↓

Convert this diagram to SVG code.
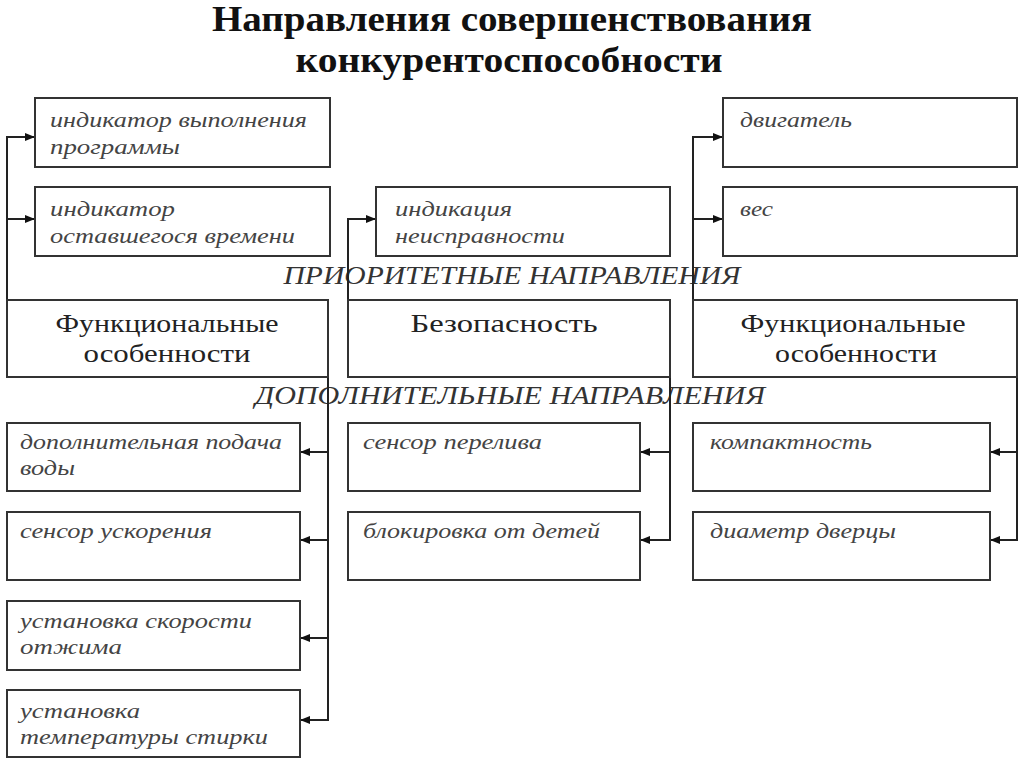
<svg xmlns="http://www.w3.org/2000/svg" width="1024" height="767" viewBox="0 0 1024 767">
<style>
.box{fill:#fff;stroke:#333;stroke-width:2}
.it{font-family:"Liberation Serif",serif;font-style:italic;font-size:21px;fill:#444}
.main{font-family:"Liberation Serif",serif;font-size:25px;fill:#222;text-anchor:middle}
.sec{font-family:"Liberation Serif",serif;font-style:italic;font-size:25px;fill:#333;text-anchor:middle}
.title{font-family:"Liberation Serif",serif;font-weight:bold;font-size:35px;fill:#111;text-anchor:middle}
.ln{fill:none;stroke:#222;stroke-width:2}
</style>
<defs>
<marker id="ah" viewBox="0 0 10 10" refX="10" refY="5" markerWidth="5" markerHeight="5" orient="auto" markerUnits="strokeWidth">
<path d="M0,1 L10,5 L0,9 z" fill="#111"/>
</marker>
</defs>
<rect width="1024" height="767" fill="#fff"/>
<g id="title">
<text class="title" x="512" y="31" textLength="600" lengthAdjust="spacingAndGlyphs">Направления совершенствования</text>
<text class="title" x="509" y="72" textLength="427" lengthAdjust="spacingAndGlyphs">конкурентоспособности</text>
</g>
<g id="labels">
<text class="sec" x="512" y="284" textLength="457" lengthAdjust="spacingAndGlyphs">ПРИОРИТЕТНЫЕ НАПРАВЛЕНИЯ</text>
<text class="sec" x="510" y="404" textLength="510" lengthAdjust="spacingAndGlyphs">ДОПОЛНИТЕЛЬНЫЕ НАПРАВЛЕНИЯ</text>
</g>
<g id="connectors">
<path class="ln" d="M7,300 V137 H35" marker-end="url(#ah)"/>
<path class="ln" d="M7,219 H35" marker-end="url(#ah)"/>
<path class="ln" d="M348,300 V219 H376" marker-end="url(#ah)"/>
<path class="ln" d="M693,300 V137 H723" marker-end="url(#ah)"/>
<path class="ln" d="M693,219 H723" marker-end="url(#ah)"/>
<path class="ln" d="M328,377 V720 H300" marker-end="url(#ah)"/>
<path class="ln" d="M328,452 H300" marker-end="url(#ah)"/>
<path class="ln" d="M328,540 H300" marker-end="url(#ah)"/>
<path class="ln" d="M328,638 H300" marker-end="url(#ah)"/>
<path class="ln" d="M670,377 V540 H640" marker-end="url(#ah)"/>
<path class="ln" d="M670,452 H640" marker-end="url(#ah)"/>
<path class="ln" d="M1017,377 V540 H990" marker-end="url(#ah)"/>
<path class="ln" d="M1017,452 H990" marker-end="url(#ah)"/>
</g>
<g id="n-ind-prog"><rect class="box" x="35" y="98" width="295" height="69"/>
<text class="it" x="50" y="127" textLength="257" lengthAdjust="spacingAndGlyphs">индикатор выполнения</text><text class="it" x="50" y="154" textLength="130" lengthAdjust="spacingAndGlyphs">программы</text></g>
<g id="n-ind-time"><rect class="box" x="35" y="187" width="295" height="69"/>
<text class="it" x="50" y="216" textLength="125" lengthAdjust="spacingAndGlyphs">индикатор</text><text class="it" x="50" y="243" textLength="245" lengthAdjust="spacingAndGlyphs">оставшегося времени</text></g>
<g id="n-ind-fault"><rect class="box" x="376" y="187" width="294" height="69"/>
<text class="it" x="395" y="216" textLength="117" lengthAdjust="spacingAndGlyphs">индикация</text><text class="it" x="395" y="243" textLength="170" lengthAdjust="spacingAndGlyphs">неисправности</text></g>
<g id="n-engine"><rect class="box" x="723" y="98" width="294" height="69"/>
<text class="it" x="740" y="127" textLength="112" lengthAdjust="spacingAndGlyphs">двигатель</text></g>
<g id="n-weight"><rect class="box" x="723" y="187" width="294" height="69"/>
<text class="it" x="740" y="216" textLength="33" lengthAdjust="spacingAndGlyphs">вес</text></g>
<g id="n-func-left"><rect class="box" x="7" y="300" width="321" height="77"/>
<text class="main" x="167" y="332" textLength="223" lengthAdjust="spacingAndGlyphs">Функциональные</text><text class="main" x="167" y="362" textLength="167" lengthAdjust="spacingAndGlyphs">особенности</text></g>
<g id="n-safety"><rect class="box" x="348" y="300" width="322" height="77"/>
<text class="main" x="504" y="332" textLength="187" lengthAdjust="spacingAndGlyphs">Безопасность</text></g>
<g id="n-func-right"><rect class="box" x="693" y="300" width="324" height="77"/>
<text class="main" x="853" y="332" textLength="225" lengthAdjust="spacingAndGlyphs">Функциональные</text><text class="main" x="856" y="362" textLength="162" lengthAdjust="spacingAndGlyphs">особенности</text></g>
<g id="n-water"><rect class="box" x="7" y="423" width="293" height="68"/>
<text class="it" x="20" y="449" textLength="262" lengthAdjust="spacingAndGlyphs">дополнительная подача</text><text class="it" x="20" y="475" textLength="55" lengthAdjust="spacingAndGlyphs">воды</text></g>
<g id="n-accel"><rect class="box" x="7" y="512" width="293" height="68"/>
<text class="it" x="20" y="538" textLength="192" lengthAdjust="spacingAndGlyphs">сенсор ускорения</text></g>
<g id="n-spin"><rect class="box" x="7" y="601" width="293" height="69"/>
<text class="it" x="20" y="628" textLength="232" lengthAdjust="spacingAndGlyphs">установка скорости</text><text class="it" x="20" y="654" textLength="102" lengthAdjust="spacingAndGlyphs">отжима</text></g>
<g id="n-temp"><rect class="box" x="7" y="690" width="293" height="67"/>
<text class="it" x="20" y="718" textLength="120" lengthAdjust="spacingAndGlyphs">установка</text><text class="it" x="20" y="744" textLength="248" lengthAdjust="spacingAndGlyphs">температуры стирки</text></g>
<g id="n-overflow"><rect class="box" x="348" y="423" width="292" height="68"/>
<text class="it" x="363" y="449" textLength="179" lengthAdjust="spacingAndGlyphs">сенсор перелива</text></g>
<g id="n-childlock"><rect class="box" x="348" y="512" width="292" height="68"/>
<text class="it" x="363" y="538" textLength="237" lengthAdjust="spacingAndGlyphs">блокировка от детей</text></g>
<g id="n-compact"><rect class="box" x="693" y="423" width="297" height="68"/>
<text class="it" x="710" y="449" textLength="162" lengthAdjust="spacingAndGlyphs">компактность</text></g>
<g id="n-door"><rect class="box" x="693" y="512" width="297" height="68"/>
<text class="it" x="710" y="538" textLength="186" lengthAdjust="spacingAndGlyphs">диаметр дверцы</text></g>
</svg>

↑

Task requirements:
Reproduce the material above verbatim; omit every picture.

Task solution:
Convert this diagram to SVG code.
<svg xmlns="http://www.w3.org/2000/svg" width="1024" height="767" viewBox="0 0 1024 767">
<style>
.box{fill:#fff;stroke:#333;stroke-width:2}
.it{font-family:"Liberation Serif",serif;font-style:italic;font-size:21px;fill:#444}
.main{font-family:"Liberation Serif",serif;font-size:25px;fill:#222;text-anchor:middle}
.sec{font-family:"Liberation Serif",serif;font-style:italic;font-size:25px;fill:#333;text-anchor:middle}
.title{font-family:"Liberation Serif",serif;font-weight:bold;font-size:35px;fill:#111;text-anchor:middle}
.ln{fill:none;stroke:#222;stroke-width:2}
</style>
<defs>
<marker id="ah" viewBox="0 0 10 10" refX="10" refY="5" markerWidth="5" markerHeight="5" orient="auto" markerUnits="strokeWidth">
<path d="M0,1 L10,5 L0,9 z" fill="#111"/>
</marker>
</defs>
<rect width="1024" height="767" fill="#fff"/>
<g id="title">
<text class="title" x="512" y="31" textLength="600" lengthAdjust="spacingAndGlyphs">Направления совершенствования</text>
<text class="title" x="509" y="72" textLength="427" lengthAdjust="spacingAndGlyphs">конкурентоспособности</text>
</g>
<g id="labels">
<text class="sec" x="512" y="284" textLength="457" lengthAdjust="spacingAndGlyphs">ПРИОРИТЕТНЫЕ НАПРАВЛЕНИЯ</text>
<text class="sec" x="510" y="404" textLength="510" lengthAdjust="spacingAndGlyphs">ДОПОЛНИТЕЛЬНЫЕ НАПРАВЛЕНИЯ</text>
</g>
<g id="connectors">
<path class="ln" d="M7,300 V137 H35" marker-end="url(#ah)"/>
<path class="ln" d="M7,219 H35" marker-end="url(#ah)"/>
<path class="ln" d="M348,300 V219 H376" marker-end="url(#ah)"/>
<path class="ln" d="M693,300 V137 H723" marker-end="url(#ah)"/>
<path class="ln" d="M693,219 H723" marker-end="url(#ah)"/>
<path class="ln" d="M328,377 V720 H300" marker-end="url(#ah)"/>
<path class="ln" d="M328,452 H300" marker-end="url(#ah)"/>
<path class="ln" d="M328,540 H300" marker-end="url(#ah)"/>
<path class="ln" d="M328,638 H300" marker-end="url(#ah)"/>
<path class="ln" d="M670,377 V540 H640" marker-end="url(#ah)"/>
<path class="ln" d="M670,452 H640" marker-end="url(#ah)"/>
<path class="ln" d="M1017,377 V540 H990" marker-end="url(#ah)"/>
<path class="ln" d="M1017,452 H990" marker-end="url(#ah)"/>
</g>
<g id="n-ind-prog"><rect class="box" x="35" y="98" width="295" height="69"/>
<text class="it" x="50" y="127" textLength="257" lengthAdjust="spacingAndGlyphs">индикатор выполнения</text><text class="it" x="50" y="154" textLength="130" lengthAdjust="spacingAndGlyphs">программы</text></g>
<g id="n-ind-time"><rect class="box" x="35" y="187" width="295" height="69"/>
<text class="it" x="50" y="216" textLength="125" lengthAdjust="spacingAndGlyphs">индикатор</text><text class="it" x="50" y="243" textLength="245" lengthAdjust="spacingAndGlyphs">оставшегося времени</text></g>
<g id="n-ind-fault"><rect class="box" x="376" y="187" width="294" height="69"/>
<text class="it" x="395" y="216" textLength="117" lengthAdjust="spacingAndGlyphs">индикация</text><text class="it" x="395" y="243" textLength="170" lengthAdjust="spacingAndGlyphs">неисправности</text></g>
<g id="n-engine"><rect class="box" x="723" y="98" width="294" height="69"/>
<text class="it" x="740" y="127" textLength="112" lengthAdjust="spacingAndGlyphs">двигатель</text></g>
<g id="n-weight"><rect class="box" x="723" y="187" width="294" height="69"/>
<text class="it" x="740" y="216" textLength="33" lengthAdjust="spacingAndGlyphs">вес</text></g>
<g id="n-func-left"><rect class="box" x="7" y="300" width="321" height="77"/>
<text class="main" x="167" y="332" textLength="223" lengthAdjust="spacingAndGlyphs">Функциональные</text><text class="main" x="167" y="362" textLength="167" lengthAdjust="spacingAndGlyphs">особенности</text></g>
<g id="n-safety"><rect class="box" x="348" y="300" width="322" height="77"/>
<text class="main" x="504" y="332" textLength="187" lengthAdjust="spacingAndGlyphs">Безопасность</text></g>
<g id="n-func-right"><rect class="box" x="693" y="300" width="324" height="77"/>
<text class="main" x="853" y="332" textLength="225" lengthAdjust="spacingAndGlyphs">Функциональные</text><text class="main" x="856" y="362" textLength="162" lengthAdjust="spacingAndGlyphs">особенности</text></g>
<g id="n-water"><rect class="box" x="7" y="423" width="293" height="68"/>
<text class="it" x="20" y="449" textLength="262" lengthAdjust="spacingAndGlyphs">дополнительная подача</text><text class="it" x="20" y="475" textLength="55" lengthAdjust="spacingAndGlyphs">воды</text></g>
<g id="n-accel"><rect class="box" x="7" y="512" width="293" height="68"/>
<text class="it" x="20" y="538" textLength="192" lengthAdjust="spacingAndGlyphs">сенсор ускорения</text></g>
<g id="n-spin"><rect class="box" x="7" y="601" width="293" height="69"/>
<text class="it" x="20" y="628" textLength="232" lengthAdjust="spacingAndGlyphs">установка скорости</text><text class="it" x="20" y="654" textLength="102" lengthAdjust="spacingAndGlyphs">отжима</text></g>
<g id="n-temp"><rect class="box" x="7" y="690" width="293" height="67"/>
<text class="it" x="20" y="718" textLength="120" lengthAdjust="spacingAndGlyphs">установка</text><text class="it" x="20" y="744" textLength="248" lengthAdjust="spacingAndGlyphs">температуры стирки</text></g>
<g id="n-overflow"><rect class="box" x="348" y="423" width="292" height="68"/>
<text class="it" x="363" y="449" textLength="179" lengthAdjust="spacingAndGlyphs">сенсор перелива</text></g>
<g id="n-childlock"><rect class="box" x="348" y="512" width="292" height="68"/>
<text class="it" x="363" y="538" textLength="237" lengthAdjust="spacingAndGlyphs">блокировка от детей</text></g>
<g id="n-compact"><rect class="box" x="693" y="423" width="297" height="68"/>
<text class="it" x="710" y="449" textLength="162" lengthAdjust="spacingAndGlyphs">компактность</text></g>
<g id="n-door"><rect class="box" x="693" y="512" width="297" height="68"/>
<text class="it" x="710" y="538" textLength="186" lengthAdjust="spacingAndGlyphs">диаметр дверцы</text></g>
</svg>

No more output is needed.